Gergo Lovrencsics: Myślałem, że zacznę na ławce
Węgierski skrzydłowy Lecha powrócił po dłuższej nieobecności. Przypomniał się kibicom ładnym golem, przerywając swoją długą passę bez bramki.
Sporym zaskoczeniem był występ Gergo Lovrencsics od pierwszej minuty niedzielnego pojedynku Lecha z Koroną. - Myślałem, że zacznę na ławce. Trener powiedział, że tak będzie lepiej.

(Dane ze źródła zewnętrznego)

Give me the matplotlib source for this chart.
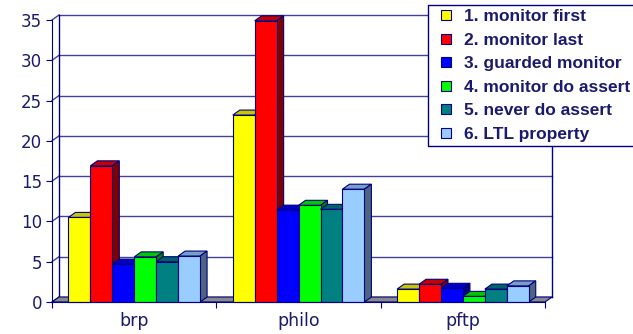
import matplotlib
matplotlib.use("Agg")
import matplotlib.pyplot as plt
from matplotlib.patches import Polygon
from matplotlib.lines import Line2D
import numpy as np

# --- data -------------------------------------------------------------
categories = ["brp", "philo", "pftp"]
series_names = [
    "1. monitor first",
    "2. monitor last",
    "3. guarded monitor",
    "4. monitor do assert",
    "5. never do assert",
    "6. LTL property",
]
monitor_first = [10.5, 23.2, 1.6]
monitor_last = [16.9, 34.9, 2.2]
guarded_monitor = [4.7, 11.4, 1.7]
monitor_do_assert = [5.6, 12.0, 0.7]
never_do_assert = [5.0, 11.5, 1.6]
ltl_property = [5.7, 14.0, 2.0]
y_ticks = [0, 5, 10, 15, 20, 25, 30, 35]

series_values = [monitor_first, monitor_last, guarded_monitor,
                 monitor_do_assert, never_do_assert, ltl_property]
face_colors = ["#FFFF00", "#FF0000", "#0000FF", "#00FF00", "#008080", "#99CCFF"]

NAVY = "#000080"
TEXT = "#1a1a6e"

# --- figure -----------------------------------------------------------
W, H = 633, 334
fig = plt.figure(figsize=(W / 100, H / 100), dpi=100)
ax = fig.add_axes([52 / W, (H - 302) / H, 493 / W, 282 / H])
ax.set_xlim(-0.5, 2.5)
ax.set_ylim(0, 35)

# depth of the 3-D effect in data units
dx = 7 / (493 / 3)
dy = 5 / (282 / 35)


def shade(c, f):
    rgb = np.array(matplotlib.colors.to_rgb(c))
    return tuple(rgb * f)


# back wall, side wall and floor
x0, x1 = -0.5, 2.5
for t in y_ticks:
    ax.plot([x0 + dx, x1 + dx], [t + dy, t + dy], color=NAVY, lw=1,
            alpha=0.75, clip_on=False, zorder=1)
    ax.plot([x0, x0 + dx], [t, t + dy], color=NAVY, lw=1, alpha=0.75,
            clip_on=False, zorder=1)
ax.plot([x0 + dx, x0 + dx], [dy, 35 + dy], color=NAVY, lw=1,
        clip_on=False, zorder=1)
ax.plot([x1 + dx, x1 + dx], [dy, 35 + dy], color=NAVY, lw=1,
        clip_on=False, zorder=1)
floor = Polygon([(x0, 0), (x1, 0), (x1 + dx, dy), (x0 + dx, dy)],
                closed=True, facecolor="#8a8a8a", edgecolor=NAVY, lw=0.8,
                clip_on=False, zorder=2)
ax.add_patch(floor)

# bars
n = len(series_values)
bw = 0.1335
start = -0.4
z = 3
for ci in range(len(categories)):
    for si in range(n):
        h = series_values[si][ci]
        xl = ci + start + si * bw
        col = face_colors[si]
        top = Polygon([(xl, h), (xl + bw, h), (xl + bw + dx, h + dy),
                       (xl + dx, h + dy)], closed=True,
                      facecolor=shade(col, 0.78), edgecolor=NAVY, lw=0.8,
                      clip_on=False, zorder=z)
        side = Polygon([(xl + bw, 0), (xl + bw + dx, dy),
                        (xl + bw + dx, h + dy), (xl + bw, h)], closed=True,
                       facecolor=shade(col, 0.5), edgecolor=NAVY, lw=0.8,
                       clip_on=False, zorder=z)
        ax.add_patch(top)
        ax.add_patch(side)
        ax.bar(xl, h, width=bw, align="edge", color=col, edgecolor=NAVY,
               lw=0.8, clip_on=False, zorder=z + 0.5)
        z += 1

# axes styling
for s in ["top", "right"]:
    ax.spines[s].set_visible(False)
ax.spines["left"].set_color(NAVY)
ax.spines["bottom"].set_color(NAVY)
ax.spines["left"].set_zorder(100)
ax.spines["bottom"].set_zorder(100)
ax.set_yticks(y_ticks)
ax.set_xticks([-0.5, 0.5, 1.5, 2.5])
ax.set_xticklabels([])
ax.set_xticks(range(len(categories)), minor=True)
ax.set_xticklabels(categories, minor=True)
ax.tick_params(axis="x", which="minor", length=0, pad=7, labelsize=12.5,
               labelcolor=TEXT)
ax.tick_params(axis="x", which="major", length=4, color=NAVY, direction="out")
ax.tick_params(axis="y", length=4, color=NAVY, pad=3, labelsize=12,
               labelcolor=TEXT)

# legend
handles = [Line2D([], [], ls="none", marker="s", markersize=6.5,
                  markerfacecolor=c, markeredgecolor=NAVY,
                  markeredgewidth=0.8) for c in face_colors]
leg = fig.legend(handles, series_names, loc="upper left",
                 bbox_to_anchor=(428 / W, 1 - 5 / H), borderaxespad=0,
                 frameon=True, fancybox=False, edgecolor=NAVY,
                 framealpha=1, handlelength=1.6, handletextpad=0.2,
                 borderpad=0.25, labelspacing=0.48,
                 prop={"family": "Liberation Sans", "weight": "bold",
                       "size": 12.5})
leg.get_frame().set_linewidth(1.0)
for t in leg.get_texts():
    t.set_color(TEXT)
leg.set_zorder(200)

fig.savefig("out.png", dpi=100)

Czułem się dobrze i widać, że byłem gotowy na 90 minut - uważa Węgier, którego ładne uderzenie otworzyło wynik pojedynku.
Skrzydłowy Kolejorza mówi wprost. W sytuacji bramkowej myślał wyłącznie o zaskoczeniu bramkarza, a nie dograniu do kolegów z zespołu. - Strzelałem. Zawsze chce strzelać w takich sytuacjach. Kiedy jestem poza polem karnym próbuję podawać, ale w takich sytuacjach szukam uderzenia - dodaje.Lech stracił doskonałą szansę na odrobienie strat do warszawskiej Legii. - Rozmawialiśmy o meczu w Gdańsku. Mówiliśmy, że musimy zgarnąć trzy punkty i zostać liderem. Mamy jeszcze trzy mecze przed fazą play-off. Szanse ciągle pozostają - uważa Lovrencsics. - Najważniejsze będzie rozegranie meczu z Legią u siebie - kończy.